A good programming practice is to estimate how long your simulation will run. See Chap 15 (especially Section 15.3) of my book to learn how to run the simulation on a smaller problem and predict how long it will take on the full problem.

Most of your CPU stats are not relevant to this problem.  The problem is not memory intensive, so 64-bit processing and 64GB of RAM are not relevant. None of your computations are multithreaded, so the 6 cores and 12 threads are not relevant.  The only thing that matters in this problem is how fast you can iterate, because the innermost loop does not perform very much work.

You have four nested loops. All of them are constant length except for the innermost, which has a DO UNTIL clause. The maximum number of iterations that you are asking for is about 7*330*10000*15000 = 350 BILLION iterations!

This is a lot.  To give you some idea, consider the following DATA step program, which does nothing more than accumulate 350 billion random numbers:

options fullstimer;

data A;

call streaminit(1);

keep count;

count = 0;

do l= 1 to 7;

  do h= 7 to 40 by 0.1;

   do k = 1 to 10000;

    do m= 1 to 15000;

     count = count + rand("Normal");

    end;

  end;

end;

end;

output;

run;

This program is much simpler than your program. It does not write any observations (writing data is a slow operation because it accesses the disk) and it does not do any numerical linear algebra. It doesn't have any IF/THEN logic.
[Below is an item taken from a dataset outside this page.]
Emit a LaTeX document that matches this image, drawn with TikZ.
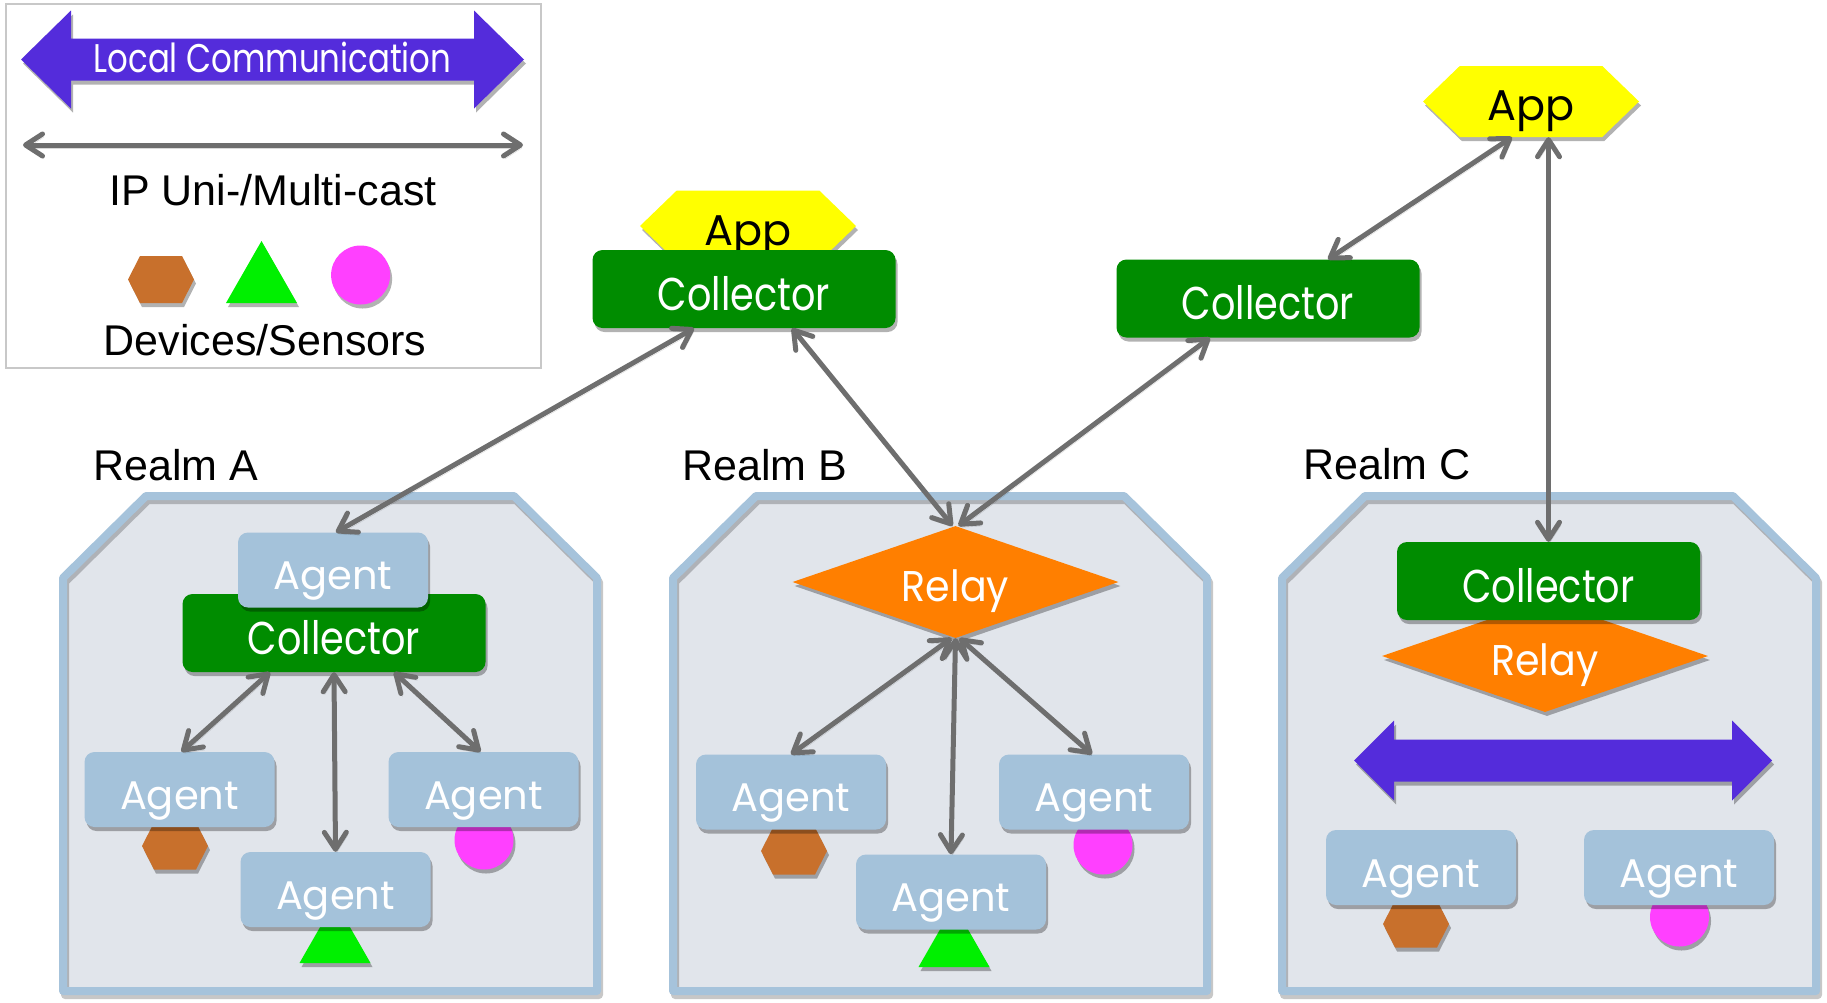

How long do you think the DATA step requires to run?  One minute? 5 minutes?  15 minutes?

How about 6.5 hours (estimated)!

And that estimate is for the DATA step, which in general can iterate faster than PROC IML because it is a simpler language with simpler parsing rules.

Since you've said that you don't want to wait for "days" for the program to complete, I suggest you compute on a coarser grid (the H loop) and use fewer simulations (the K and M loops). I also suggest that you run a series of small-scale simulations so that you can predict how long the large-scale simulation will take.  Lastly, you should consider printing L and H inside the second loop so that you can always tell how far the program has progressed.

Thank you Rick. Great advise. I will incorporate all in my code going forward. Some prospective on this code.

The m loop (15000) is a maximum or an upper bound. The loop could stop after 1 or up to 15000 iteration. That is why it is harder to estimate the total run time. Unfortunately this is the hard part of the code that I have very little control over, the sweet spot between 1 & 15,000.

I've estimated the code to run about 96 hours based on initial smaller runs. I am adding some spatial signed-rank modules in step 2 and that where the code slows down. I considered doing this in R, but the IML modules written in SAS are not easily recoded in R.